Dr Kroes uses process but means a terminating process, I think. But standardization of a technology is a continuing process, not a one-off event: standards have lifecycles, and waving a magic wand of standardization on a market dominating technology to give it some number or status will do little to help it unless there is an ongoing process of development, correction, evolution, convergence, and so on.
And an ongoing process requires an organization. A standards organization.

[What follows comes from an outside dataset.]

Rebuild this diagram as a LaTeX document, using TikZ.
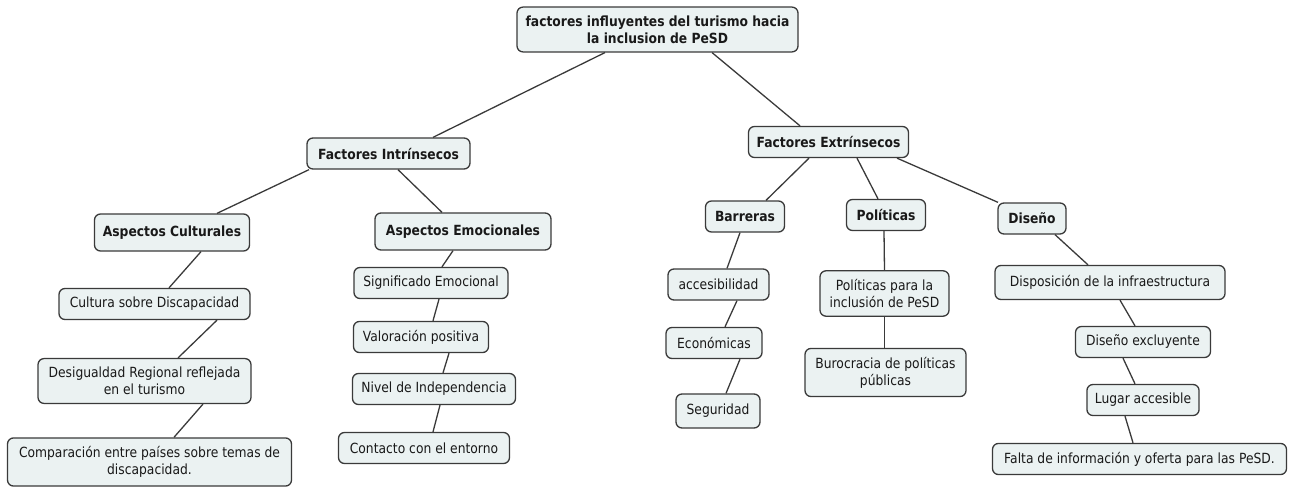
\documentclass[tikz,border=0pt]{standalone}
\usepackage{fontspec}
\setmainfont{DejaVu Sans}[FakeStretch=0.88]
\usepackage{tikz}
\usetikzlibrary{positioning}

\definecolor{boxfill}{HTML}{EBF2F2}
\definecolor{boxline}{HTML}{3A3A3A}

\begin{document}
\begin{tikzpicture}[x=1pt,y=-1pt]
      % Styles
      \tikzset{concept/.style={draw=boxline,fill=boxfill,line width=1.3pt,rounded corners=6pt,
                 inner xsep=8pt,inner ysep=8.5pt,minimum height=31pt,align=center,
                 text=black!90,font=\fontsize{14}{17}\selectfont},
               head/.style={concept,font=\fontsize{14}{17}\selectfont\bfseries},
               link/.style={draw=boxline,line width=1.3pt}}
      \useasboundingbox (0,0) rectangle (1290,487);

      % root
      \node[head,minimum width=281pt] (root) at (657.5,29.5) {factores influyentes del turismo hacia\\la inclusion de PeSD};

      % first level
      \node[head,minimum width=163pt] (intr) at (388.5,153.5) {Factores Intrínsecos};
      \node[head,minimum width=160pt] (extr) at (828.5,142) {Factores Extrínsecos};

      % intrinsic branch
      \node[head,minimum width=155pt,minimum height=37pt] (cult) at (172,232.5) {Aspectos Culturales};
      \node[head,minimum width=176pt,minimum height=37pt] (emoc) at (463,231.5) {Aspectos Emocionales};
      \node[concept,minimum width=191pt] (discap) at (154.5,304) {Cultura sobre Discapacidad};
      \node[concept,minimum width=213pt] (desig) at (144.5,381) {Desigualdad Regional reflejada\\en el turismo};
      \node[concept,minimum width=284pt] (compar) at (149.5,462) {Comparación entre países sobre temas de\\discapacidad.};
      \node[concept,minimum width=154pt] (signif) at (431,283) {Significado Emocional};
      \node[concept,minimum width=135pt] (valor) at (421,337) {Valoración positiva};
      \node[concept,minimum width=163pt] (indep) at (434,389) {Nivel de Independencia};
      \node[concept,minimum width=171pt] (entorno) at (424,448) {Contacto con el entorno};

      % extrinsic branch
      \node[head,minimum width=79pt] (barr) at (745,216.5) {Barreras};
      \node[head,minimum width=79pt] (polit) at (886,215) {Políticas};
      \node[head,minimum width=68pt] (disen) at (1032,218.5) {Diseño};
      \node[concept,minimum width=101pt] (acces) at (718.5,284.5) {accesibilidad};
      \node[concept,minimum width=96pt] (econ) at (714,343) {Económicas};
      \node[concept,minimum width=84pt,minimum height=34pt] (segur) at (718,411) {Seguridad};
      \node[concept,minimum width=129pt] (polinc) at (884.5,293.5) {Políticas para la\\inclusión de PeSD};
      \node[concept,minimum width=161pt] (buroc) at (885.5,372.5) {Burocracia de políticas\\públicas};
      \node[concept,minimum width=230pt,minimum height=34pt] (infra) at (1110,282.5) {Disposición de la infraestructura};
      \node[concept,minimum width=135pt] (exclu) at (1143,342) {Diseño excluyente};
      \node[concept,minimum width=112pt] (lugar) at (1143,400) {Lugar accesible};
      \node[concept,minimum width=294pt] (falta) at (1139.5,459) {Falta de información y oferta para las PeSD.};

      % connectors
      \draw[link] ([xshift=-52.5pt]root.south) -- ([xshift=44.5pt]intr.north);
      \draw[link] ([xshift=54.5pt]root.south) -- ([xshift=-28.5pt]extr.north);
      \draw[link] ([xshift=-79.5pt]intr.south) -- ([xshift=45pt]cult.north);
      \draw[link] ([xshift=9.5pt]intr.south) -- ([xshift=-21pt]emoc.north);
      \draw[link] ([xshift=29pt]cult.south) -- ([xshift=14.5pt]discap.north);
      \draw[link] ([xshift=62.5pt]discap.south) -- ([xshift=33.5pt]desig.north);
      \draw[link] ([xshift=58.5pt]desig.south) -- ([xshift=24.5pt]compar.north);
      \draw[link] ([xshift=-10pt]emoc.south) -- ([xshift=11pt]signif.north);
      \draw[link] ([xshift=8pt]signif.south) -- ([xshift=12pt]valor.north);
      \draw[link] ([xshift=28pt]valor.south) -- ([xshift=9pt]indep.north);
      \draw[link] ([xshift=6pt]indep.south) -- ([xshift=9pt]entorno.north);
      \draw[link] ([xshift=-19.5pt]extr.south) -- ([xshift=21pt]barr.north);
      \draw[link] ([xshift=28.5pt]extr.south) -- ([xshift=-8pt]polit.north);
      \draw[link] ([xshift=68.5pt]extr.south) -- ([xshift=-34pt]disen.north);
      \draw[link] ([xshift=-5pt]barr.south) -- ([xshift=8.5pt]acces.north);
      \draw[link] ([xshift=18.5pt]acces.south) -- ([xshift=11pt]econ.north);
      \draw[link] ([xshift=26pt]econ.south) -- ([xshift=8pt]segur.north);
      \draw[link] ([xshift=-2pt]polit.south) -- (polinc.north);
      \draw[link] (polinc.south) -- ([xshift=-1pt]buroc.north);
      \draw[link] ([xshift=23pt]disen.south) -- ([xshift=-22pt]infra.north);
      \draw[link] ([xshift=10pt]infra.south) -- ([xshift=-8pt]exclu.north);
      \draw[link] ([xshift=-20pt]exclu.south) -- ([xshift=-8pt]lugar.north);
      \draw[link] ([xshift=-18pt]lugar.south) -- ([xshift=-6.5pt]falta.north);
\end{tikzpicture}
\end{document}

So when the competition authority “recreates” the conditions of competition that emerged from a properly carried out standarization process (she says this in the context of de facto standards that have had no official process, by the way) this must ultimately involve passing the maintenance on to a standards body and verifying it where there is some concern. (There is certainly scope for Competition Commission action here: if governments and user groups and academia do not participate in standards bodies, say out of some mix of sloth, underinvestment, underskilling, and lack of vision (rather than just because of being poor) it would be great if the Competition Commission could compel or encourage at least matching participation by non-vendors in standards groups of interest. But that is just pure fancy, I know!)
And, of course, this maintenance has to be done with some openness. And openness means not only openness to the needs of stakeholders, but a responsiveness to outside requests. A prioritization of vendor requirements for new features over external user requests for corrections should be taken as ipso facto evidence of vendor domination of the standards group, and/or a failure in openness. Andy Updegrove has recently been talking up the need for metrics for judging the effective operation of standards bodies, a good idea, and metrics for openness and lack of vendor domination in quorums should certainly be one objective measure of this. Despite how it sounds, actually people in almost every standards body are keen for more participation.